• **DIRECTION**:
Repeat every line of the listing below exactly, minus the pictures.

• **MATERIAL PROVIDED**:
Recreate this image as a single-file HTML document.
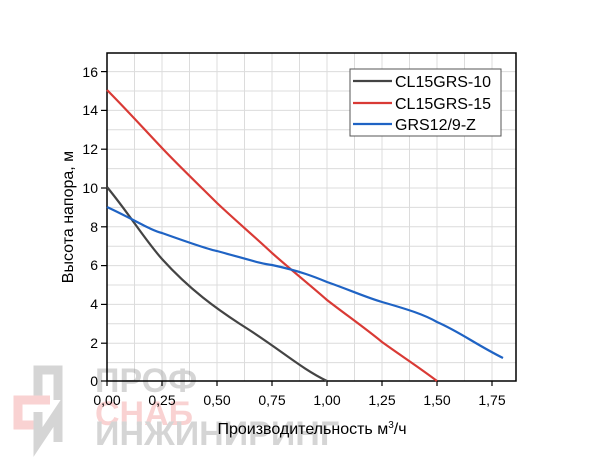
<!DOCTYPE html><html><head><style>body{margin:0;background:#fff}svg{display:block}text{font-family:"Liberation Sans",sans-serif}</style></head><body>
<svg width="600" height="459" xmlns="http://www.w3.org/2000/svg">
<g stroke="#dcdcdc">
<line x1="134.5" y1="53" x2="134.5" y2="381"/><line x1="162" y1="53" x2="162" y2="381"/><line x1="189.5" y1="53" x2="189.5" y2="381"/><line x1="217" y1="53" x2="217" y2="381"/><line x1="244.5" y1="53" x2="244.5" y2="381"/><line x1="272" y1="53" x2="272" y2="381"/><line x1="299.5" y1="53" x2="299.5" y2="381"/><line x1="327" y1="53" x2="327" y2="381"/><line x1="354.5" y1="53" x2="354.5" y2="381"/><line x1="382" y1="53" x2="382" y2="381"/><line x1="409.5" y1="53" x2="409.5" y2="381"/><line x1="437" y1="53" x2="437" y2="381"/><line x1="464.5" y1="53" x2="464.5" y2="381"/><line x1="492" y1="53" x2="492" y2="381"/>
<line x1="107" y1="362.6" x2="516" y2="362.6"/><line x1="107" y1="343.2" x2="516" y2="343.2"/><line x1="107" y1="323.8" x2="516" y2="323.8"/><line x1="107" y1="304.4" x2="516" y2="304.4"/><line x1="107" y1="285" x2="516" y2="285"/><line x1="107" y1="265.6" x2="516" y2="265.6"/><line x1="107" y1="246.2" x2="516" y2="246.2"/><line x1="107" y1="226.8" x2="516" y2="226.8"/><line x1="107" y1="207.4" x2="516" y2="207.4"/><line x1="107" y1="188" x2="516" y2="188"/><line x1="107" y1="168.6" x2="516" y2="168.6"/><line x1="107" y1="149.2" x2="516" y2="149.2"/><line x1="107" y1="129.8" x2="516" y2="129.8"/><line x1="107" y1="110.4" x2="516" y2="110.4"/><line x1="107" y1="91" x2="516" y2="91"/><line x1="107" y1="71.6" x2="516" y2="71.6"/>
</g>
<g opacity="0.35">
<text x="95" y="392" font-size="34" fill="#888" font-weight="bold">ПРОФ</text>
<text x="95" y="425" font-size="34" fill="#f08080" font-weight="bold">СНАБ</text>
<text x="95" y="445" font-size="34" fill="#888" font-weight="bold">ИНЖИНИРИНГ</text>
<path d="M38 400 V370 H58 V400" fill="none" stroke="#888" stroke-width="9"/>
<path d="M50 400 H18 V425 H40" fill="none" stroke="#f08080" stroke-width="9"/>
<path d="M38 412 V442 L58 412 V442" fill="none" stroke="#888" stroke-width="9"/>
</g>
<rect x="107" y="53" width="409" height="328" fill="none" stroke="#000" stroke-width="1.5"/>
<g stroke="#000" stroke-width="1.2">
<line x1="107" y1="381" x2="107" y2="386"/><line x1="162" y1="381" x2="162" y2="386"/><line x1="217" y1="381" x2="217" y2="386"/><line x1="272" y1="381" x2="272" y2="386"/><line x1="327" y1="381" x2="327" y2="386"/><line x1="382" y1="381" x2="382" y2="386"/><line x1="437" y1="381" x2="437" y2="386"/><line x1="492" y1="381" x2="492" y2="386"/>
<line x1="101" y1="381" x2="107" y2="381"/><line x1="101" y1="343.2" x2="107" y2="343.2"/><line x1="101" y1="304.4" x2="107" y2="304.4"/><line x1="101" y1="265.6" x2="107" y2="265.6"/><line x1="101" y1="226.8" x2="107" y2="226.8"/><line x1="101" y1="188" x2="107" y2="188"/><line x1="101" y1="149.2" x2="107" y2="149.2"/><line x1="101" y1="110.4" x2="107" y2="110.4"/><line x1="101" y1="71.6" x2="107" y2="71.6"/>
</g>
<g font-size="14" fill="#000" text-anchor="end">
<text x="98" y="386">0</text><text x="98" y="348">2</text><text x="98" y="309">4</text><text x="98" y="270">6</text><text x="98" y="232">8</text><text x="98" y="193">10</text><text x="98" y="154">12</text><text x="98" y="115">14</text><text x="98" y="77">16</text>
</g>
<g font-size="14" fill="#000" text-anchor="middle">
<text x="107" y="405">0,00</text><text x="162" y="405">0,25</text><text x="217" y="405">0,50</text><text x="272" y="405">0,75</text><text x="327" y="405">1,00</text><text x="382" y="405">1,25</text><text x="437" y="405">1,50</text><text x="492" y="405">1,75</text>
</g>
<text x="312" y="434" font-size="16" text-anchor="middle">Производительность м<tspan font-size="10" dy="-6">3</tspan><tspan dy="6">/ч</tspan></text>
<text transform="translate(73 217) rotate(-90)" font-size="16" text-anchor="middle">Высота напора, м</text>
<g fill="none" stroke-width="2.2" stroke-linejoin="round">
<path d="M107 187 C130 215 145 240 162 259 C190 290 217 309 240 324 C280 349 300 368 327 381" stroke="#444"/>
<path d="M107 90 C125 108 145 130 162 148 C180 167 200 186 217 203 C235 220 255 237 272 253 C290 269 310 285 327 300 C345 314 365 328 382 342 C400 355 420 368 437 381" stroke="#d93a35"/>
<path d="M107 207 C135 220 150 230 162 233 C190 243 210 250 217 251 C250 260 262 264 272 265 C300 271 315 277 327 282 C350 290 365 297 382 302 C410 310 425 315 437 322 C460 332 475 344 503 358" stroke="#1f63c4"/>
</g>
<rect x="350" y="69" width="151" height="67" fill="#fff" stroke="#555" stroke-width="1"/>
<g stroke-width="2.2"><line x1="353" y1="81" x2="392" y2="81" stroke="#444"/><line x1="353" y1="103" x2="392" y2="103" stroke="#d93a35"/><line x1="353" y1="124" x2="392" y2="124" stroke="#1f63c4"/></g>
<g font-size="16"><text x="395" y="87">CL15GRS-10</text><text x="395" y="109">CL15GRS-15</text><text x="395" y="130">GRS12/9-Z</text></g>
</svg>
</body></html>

• **EXERCISE ANSWER**:
Recreate this image as a single-file HTML document.
<!DOCTYPE html><html><head><style>body{margin:0;background:#fff}svg{display:block}text{font-family:"Liberation Sans",sans-serif}</style></head><body>
<svg width="600" height="459" xmlns="http://www.w3.org/2000/svg">
<g stroke="#dcdcdc">
<line x1="134.5" y1="53" x2="134.5" y2="381"/><line x1="162" y1="53" x2="162" y2="381"/><line x1="189.5" y1="53" x2="189.5" y2="381"/><line x1="217" y1="53" x2="217" y2="381"/><line x1="244.5" y1="53" x2="244.5" y2="381"/><line x1="272" y1="53" x2="272" y2="381"/><line x1="299.5" y1="53" x2="299.5" y2="381"/><line x1="327" y1="53" x2="327" y2="381"/><line x1="354.5" y1="53" x2="354.5" y2="381"/><line x1="382" y1="53" x2="382" y2="381"/><line x1="409.5" y1="53" x2="409.5" y2="381"/><line x1="437" y1="53" x2="437" y2="381"/><line x1="464.5" y1="53" x2="464.5" y2="381"/><line x1="492" y1="53" x2="492" y2="381"/>
<line x1="107" y1="362.6" x2="516" y2="362.6"/><line x1="107" y1="343.2" x2="516" y2="343.2"/><line x1="107" y1="323.8" x2="516" y2="323.8"/><line x1="107" y1="304.4" x2="516" y2="304.4"/><line x1="107" y1="285" x2="516" y2="285"/><line x1="107" y1="265.6" x2="516" y2="265.6"/><line x1="107" y1="246.2" x2="516" y2="246.2"/><line x1="107" y1="226.8" x2="516" y2="226.8"/><line x1="107" y1="207.4" x2="516" y2="207.4"/><line x1="107" y1="188" x2="516" y2="188"/><line x1="107" y1="168.6" x2="516" y2="168.6"/><line x1="107" y1="149.2" x2="516" y2="149.2"/><line x1="107" y1="129.8" x2="516" y2="129.8"/><line x1="107" y1="110.4" x2="516" y2="110.4"/><line x1="107" y1="91" x2="516" y2="91"/><line x1="107" y1="71.6" x2="516" y2="71.6"/>
</g>
<g opacity="0.35">
<text x="95" y="392" font-size="34" fill="#888" font-weight="bold">ПРОФ</text>
<text x="95" y="425" font-size="34" fill="#f08080" font-weight="bold">СНАБ</text>
<text x="95" y="445" font-size="34" fill="#888" font-weight="bold">ИНЖИНИРИНГ</text>
<path d="M38 400 V370 H58 V400" fill="none" stroke="#888" stroke-width="9"/>
<path d="M50 400 H18 V425 H40" fill="none" stroke="#f08080" stroke-width="9"/>
<path d="M38 412 V442 L58 412 V442" fill="none" stroke="#888" stroke-width="9"/>
</g>
<rect x="107" y="53" width="409" height="328" fill="none" stroke="#000" stroke-width="1.5"/>
<g stroke="#000" stroke-width="1.2">
<line x1="107" y1="381" x2="107" y2="386"/><line x1="162" y1="381" x2="162" y2="386"/><line x1="217" y1="381" x2="217" y2="386"/><line x1="272" y1="381" x2="272" y2="386"/><line x1="327" y1="381" x2="327" y2="386"/><line x1="382" y1="381" x2="382" y2="386"/><line x1="437" y1="381" x2="437" y2="386"/><line x1="492" y1="381" x2="492" y2="386"/>
<line x1="101" y1="381" x2="107" y2="381"/><line x1="101" y1="343.2" x2="107" y2="343.2"/><line x1="101" y1="304.4" x2="107" y2="304.4"/><line x1="101" y1="265.6" x2="107" y2="265.6"/><line x1="101" y1="226.8" x2="107" y2="226.8"/><line x1="101" y1="188" x2="107" y2="188"/><line x1="101" y1="149.2" x2="107" y2="149.2"/><line x1="101" y1="110.4" x2="107" y2="110.4"/><line x1="101" y1="71.6" x2="107" y2="71.6"/>
</g>
<g font-size="14" fill="#000" text-anchor="end">
<text x="98" y="386">0</text><text x="98" y="348">2</text><text x="98" y="309">4</text><text x="98" y="270">6</text><text x="98" y="232">8</text><text x="98" y="193">10</text><text x="98" y="154">12</text><text x="98" y="115">14</text><text x="98" y="77">16</text>
</g>
<g font-size="14" fill="#000" text-anchor="middle">
<text x="107" y="405">0,00</text><text x="162" y="405">0,25</text><text x="217" y="405">0,50</text><text x="272" y="405">0,75</text><text x="327" y="405">1,00</text><text x="382" y="405">1,25</text><text x="437" y="405">1,50</text><text x="492" y="405">1,75</text>
</g>
<text x="312" y="434" font-size="16" text-anchor="middle">Производительность м<tspan font-size="10" dy="-6">3</tspan><tspan dy="6">/ч</tspan></text>
<text transform="translate(73 217) rotate(-90)" font-size="16" text-anchor="middle">Высота напора, м</text>
<g fill="none" stroke-width="2.2" stroke-linejoin="round">
<path d="M107 187 C130 215 145 240 162 259 C190 290 217 309 240 324 C280 349 300 368 327 381" stroke="#444"/>
<path d="M107 90 C125 108 145 130 162 148 C180 167 200 186 217 203 C235 220 255 237 272 253 C290 269 310 285 327 300 C345 314 365 328 382 342 C400 355 420 368 437 381" stroke="#d93a35"/>
<path d="M107 207 C135 220 150 230 162 233 C190 243 210 250 217 251 C250 260 262 264 272 265 C300 271 315 277 327 282 C350 290 365 297 382 302 C410 310 425 315 437 322 C460 332 475 344 503 358" stroke="#1f63c4"/>
</g>
<rect x="350" y="69" width="151" height="67" fill="#fff" stroke="#555" stroke-width="1"/>
<g stroke-width="2.2"><line x1="353" y1="81" x2="392" y2="81" stroke="#444"/><line x1="353" y1="103" x2="392" y2="103" stroke="#d93a35"/><line x1="353" y1="124" x2="392" y2="124" stroke="#1f63c4"/></g>
<g font-size="16"><text x="395" y="87">CL15GRS-10</text><text x="395" y="109">CL15GRS-15</text><text x="395" y="130">GRS12/9-Z</text></g>
</svg>
</body></html>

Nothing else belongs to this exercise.